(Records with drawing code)
────

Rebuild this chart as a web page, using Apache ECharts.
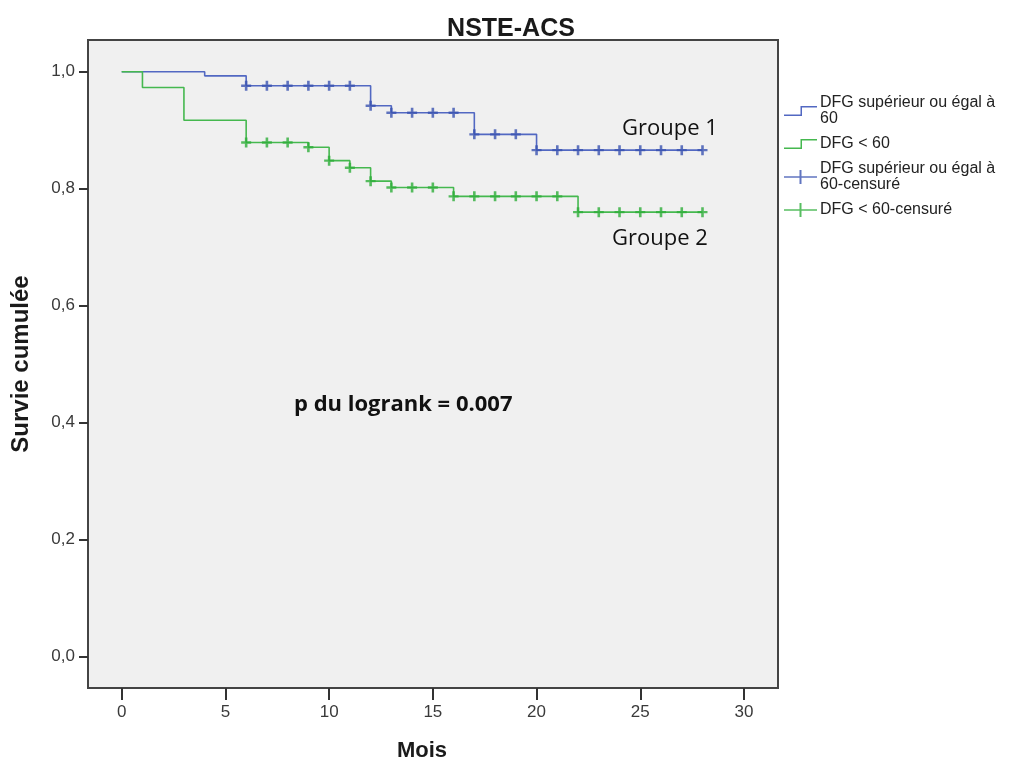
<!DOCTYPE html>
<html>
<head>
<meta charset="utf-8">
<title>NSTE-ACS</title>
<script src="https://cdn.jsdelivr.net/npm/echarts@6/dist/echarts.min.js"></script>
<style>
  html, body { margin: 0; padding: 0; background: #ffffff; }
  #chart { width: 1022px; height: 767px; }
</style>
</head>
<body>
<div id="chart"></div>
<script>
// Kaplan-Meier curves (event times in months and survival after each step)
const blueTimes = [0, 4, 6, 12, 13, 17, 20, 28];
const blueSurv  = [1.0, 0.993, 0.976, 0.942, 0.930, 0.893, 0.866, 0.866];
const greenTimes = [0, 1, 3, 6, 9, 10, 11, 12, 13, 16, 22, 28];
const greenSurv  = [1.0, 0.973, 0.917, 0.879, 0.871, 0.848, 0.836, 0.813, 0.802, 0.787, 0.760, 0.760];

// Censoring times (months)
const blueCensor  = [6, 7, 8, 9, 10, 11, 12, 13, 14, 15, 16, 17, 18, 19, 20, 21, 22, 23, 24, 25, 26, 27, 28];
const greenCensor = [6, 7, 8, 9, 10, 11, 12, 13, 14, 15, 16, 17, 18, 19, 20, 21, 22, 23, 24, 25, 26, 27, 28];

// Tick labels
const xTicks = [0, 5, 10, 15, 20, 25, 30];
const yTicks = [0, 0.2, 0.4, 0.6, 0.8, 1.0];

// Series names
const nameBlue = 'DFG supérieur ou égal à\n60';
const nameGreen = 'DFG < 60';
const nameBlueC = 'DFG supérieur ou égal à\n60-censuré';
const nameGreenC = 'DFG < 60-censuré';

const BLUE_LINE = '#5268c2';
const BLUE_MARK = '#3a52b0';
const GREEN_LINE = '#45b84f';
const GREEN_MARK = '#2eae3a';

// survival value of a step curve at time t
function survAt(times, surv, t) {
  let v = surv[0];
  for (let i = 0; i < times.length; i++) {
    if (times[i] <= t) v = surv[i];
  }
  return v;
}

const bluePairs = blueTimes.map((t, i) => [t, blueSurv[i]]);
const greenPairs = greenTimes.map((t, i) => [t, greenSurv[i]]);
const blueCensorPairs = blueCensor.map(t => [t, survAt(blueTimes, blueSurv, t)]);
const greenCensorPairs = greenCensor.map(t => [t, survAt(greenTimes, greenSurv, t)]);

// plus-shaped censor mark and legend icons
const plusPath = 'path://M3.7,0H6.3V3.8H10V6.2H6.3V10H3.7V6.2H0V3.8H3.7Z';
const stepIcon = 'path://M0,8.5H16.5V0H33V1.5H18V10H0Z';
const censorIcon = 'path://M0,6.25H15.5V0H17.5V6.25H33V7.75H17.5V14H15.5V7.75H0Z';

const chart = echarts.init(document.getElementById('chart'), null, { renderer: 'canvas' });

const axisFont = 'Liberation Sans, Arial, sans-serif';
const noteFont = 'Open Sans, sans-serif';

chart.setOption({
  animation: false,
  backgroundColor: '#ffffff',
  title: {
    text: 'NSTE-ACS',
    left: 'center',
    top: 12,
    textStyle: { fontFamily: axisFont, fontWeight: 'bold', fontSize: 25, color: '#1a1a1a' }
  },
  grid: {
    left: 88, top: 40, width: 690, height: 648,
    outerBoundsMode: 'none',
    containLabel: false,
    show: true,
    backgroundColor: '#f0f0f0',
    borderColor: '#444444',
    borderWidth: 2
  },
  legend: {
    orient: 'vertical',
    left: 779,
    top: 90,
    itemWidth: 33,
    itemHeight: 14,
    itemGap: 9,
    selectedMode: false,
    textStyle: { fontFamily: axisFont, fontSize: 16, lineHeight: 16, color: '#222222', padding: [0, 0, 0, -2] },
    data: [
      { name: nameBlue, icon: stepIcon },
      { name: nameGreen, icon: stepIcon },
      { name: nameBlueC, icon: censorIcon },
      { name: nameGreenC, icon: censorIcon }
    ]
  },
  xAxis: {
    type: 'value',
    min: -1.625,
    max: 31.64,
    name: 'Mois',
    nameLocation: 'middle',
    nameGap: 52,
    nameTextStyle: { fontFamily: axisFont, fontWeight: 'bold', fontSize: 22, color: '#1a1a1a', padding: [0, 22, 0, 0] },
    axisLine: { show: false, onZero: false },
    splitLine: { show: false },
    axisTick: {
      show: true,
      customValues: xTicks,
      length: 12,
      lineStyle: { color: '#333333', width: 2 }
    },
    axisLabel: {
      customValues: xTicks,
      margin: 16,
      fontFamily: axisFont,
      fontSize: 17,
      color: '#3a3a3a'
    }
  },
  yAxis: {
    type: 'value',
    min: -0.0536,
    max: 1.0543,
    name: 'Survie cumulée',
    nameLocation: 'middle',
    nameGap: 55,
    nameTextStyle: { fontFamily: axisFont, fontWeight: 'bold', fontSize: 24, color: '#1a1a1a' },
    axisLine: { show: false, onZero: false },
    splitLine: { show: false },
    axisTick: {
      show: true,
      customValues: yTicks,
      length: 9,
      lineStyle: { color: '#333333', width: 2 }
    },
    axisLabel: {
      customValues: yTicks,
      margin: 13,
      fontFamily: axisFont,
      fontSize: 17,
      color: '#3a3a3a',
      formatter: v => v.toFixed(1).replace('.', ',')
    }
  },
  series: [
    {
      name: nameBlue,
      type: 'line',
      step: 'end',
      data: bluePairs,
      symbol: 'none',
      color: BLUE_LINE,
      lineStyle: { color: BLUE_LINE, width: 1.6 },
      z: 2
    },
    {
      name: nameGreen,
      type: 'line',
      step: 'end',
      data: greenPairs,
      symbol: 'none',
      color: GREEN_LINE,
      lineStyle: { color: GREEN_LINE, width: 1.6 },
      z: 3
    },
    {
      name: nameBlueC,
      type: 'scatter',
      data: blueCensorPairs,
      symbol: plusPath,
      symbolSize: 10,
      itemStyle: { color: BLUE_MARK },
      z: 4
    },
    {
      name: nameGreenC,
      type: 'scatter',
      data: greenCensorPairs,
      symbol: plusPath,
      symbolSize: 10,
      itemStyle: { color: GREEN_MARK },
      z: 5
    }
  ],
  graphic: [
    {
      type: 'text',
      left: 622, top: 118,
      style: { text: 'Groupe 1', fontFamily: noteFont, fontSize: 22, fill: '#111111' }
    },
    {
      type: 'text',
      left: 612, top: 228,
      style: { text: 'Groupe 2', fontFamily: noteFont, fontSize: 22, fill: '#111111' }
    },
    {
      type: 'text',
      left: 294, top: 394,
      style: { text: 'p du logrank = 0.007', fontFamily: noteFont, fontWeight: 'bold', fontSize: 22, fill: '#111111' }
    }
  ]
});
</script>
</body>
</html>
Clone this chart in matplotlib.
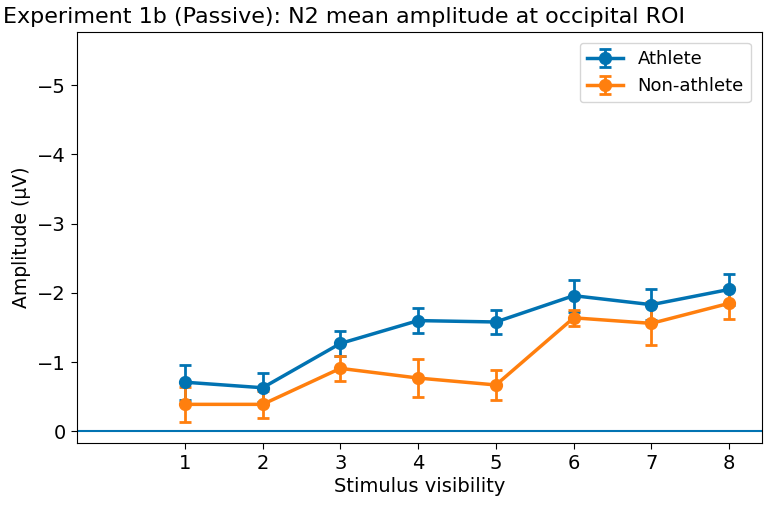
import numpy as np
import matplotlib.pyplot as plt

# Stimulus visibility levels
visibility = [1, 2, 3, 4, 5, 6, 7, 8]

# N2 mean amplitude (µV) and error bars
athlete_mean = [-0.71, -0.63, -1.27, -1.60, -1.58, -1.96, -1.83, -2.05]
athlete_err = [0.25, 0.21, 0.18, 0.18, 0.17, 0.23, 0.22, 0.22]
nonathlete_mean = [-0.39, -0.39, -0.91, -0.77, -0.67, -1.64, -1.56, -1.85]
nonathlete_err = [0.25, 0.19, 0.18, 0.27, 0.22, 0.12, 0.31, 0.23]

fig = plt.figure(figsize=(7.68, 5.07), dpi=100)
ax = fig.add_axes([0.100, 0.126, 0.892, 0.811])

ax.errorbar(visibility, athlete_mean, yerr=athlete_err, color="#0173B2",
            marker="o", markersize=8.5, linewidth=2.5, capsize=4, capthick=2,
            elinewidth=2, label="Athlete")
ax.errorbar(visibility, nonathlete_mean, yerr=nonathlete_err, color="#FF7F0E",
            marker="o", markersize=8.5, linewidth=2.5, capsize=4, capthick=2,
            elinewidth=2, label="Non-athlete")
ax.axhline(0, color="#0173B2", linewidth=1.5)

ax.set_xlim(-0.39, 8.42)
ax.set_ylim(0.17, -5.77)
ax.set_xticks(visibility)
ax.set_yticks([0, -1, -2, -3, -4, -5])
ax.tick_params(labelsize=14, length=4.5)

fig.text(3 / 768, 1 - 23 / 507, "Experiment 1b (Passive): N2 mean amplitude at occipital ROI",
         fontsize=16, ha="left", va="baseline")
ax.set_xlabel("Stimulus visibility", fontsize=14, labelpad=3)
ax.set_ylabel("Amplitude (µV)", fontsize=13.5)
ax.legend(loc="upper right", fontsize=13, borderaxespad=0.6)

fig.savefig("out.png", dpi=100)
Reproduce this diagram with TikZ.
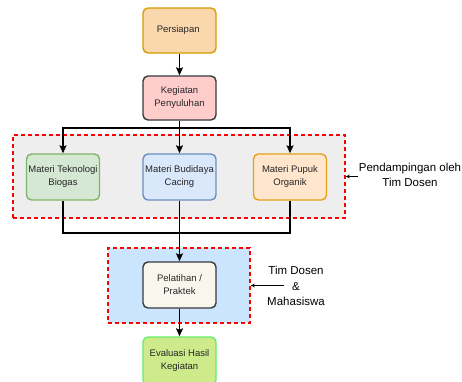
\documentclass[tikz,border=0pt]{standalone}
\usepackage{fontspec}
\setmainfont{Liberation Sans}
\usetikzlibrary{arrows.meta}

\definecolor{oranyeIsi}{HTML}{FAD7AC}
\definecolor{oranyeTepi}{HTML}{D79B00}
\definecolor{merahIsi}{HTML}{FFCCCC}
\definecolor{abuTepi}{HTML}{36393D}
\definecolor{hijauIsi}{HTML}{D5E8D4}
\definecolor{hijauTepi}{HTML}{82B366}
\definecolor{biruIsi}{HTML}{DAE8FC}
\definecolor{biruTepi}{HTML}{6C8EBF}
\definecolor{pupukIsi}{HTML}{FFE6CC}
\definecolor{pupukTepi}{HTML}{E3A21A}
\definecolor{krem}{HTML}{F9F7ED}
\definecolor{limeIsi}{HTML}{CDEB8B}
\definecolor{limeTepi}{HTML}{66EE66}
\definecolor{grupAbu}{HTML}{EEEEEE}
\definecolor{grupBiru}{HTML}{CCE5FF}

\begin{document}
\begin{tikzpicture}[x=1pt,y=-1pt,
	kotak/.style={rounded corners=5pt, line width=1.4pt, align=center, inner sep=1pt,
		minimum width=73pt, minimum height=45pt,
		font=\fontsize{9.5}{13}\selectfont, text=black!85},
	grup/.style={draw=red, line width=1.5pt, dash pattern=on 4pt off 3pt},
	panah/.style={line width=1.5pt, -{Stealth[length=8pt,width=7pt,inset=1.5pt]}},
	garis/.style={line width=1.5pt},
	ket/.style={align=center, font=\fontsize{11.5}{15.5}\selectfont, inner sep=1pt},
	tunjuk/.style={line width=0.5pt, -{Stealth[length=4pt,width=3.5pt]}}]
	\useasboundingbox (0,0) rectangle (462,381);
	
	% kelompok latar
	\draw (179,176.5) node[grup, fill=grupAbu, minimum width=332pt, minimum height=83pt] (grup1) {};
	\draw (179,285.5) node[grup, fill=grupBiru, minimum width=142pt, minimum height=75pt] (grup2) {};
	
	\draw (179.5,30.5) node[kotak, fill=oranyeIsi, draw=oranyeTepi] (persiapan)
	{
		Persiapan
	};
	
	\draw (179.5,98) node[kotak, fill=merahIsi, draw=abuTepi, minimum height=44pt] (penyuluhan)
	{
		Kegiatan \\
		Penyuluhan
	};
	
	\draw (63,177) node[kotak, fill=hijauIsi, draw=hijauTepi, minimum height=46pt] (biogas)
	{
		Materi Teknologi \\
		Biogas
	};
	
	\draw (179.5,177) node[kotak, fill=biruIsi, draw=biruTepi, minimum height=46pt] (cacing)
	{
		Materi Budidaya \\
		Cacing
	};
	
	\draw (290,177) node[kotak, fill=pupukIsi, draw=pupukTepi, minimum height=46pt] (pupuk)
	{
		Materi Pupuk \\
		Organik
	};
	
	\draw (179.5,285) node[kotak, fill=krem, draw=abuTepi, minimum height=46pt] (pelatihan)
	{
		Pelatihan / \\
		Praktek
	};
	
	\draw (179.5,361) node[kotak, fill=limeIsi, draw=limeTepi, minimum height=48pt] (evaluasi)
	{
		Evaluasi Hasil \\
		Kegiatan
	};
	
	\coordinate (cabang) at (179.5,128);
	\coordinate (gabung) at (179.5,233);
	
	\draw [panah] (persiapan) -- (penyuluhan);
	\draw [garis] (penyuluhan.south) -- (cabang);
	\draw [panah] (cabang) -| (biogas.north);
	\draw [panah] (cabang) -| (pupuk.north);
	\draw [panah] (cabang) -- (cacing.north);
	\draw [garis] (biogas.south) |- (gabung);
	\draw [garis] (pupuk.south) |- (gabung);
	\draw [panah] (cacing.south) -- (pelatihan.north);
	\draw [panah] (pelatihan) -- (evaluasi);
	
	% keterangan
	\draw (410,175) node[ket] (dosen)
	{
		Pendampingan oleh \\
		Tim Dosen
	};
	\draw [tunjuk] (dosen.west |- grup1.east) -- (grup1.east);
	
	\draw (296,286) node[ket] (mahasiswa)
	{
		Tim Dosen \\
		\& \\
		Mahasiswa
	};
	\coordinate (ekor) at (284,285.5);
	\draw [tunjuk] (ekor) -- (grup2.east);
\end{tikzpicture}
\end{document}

────

EXERCISE.
Give every line of the material that includes the string "this".

FINAL RESULT.
Rebuild this chart as a web page, using Apache ECharts.
Clone this chart in matplotlib.
Reproduce this diagram with TikZ.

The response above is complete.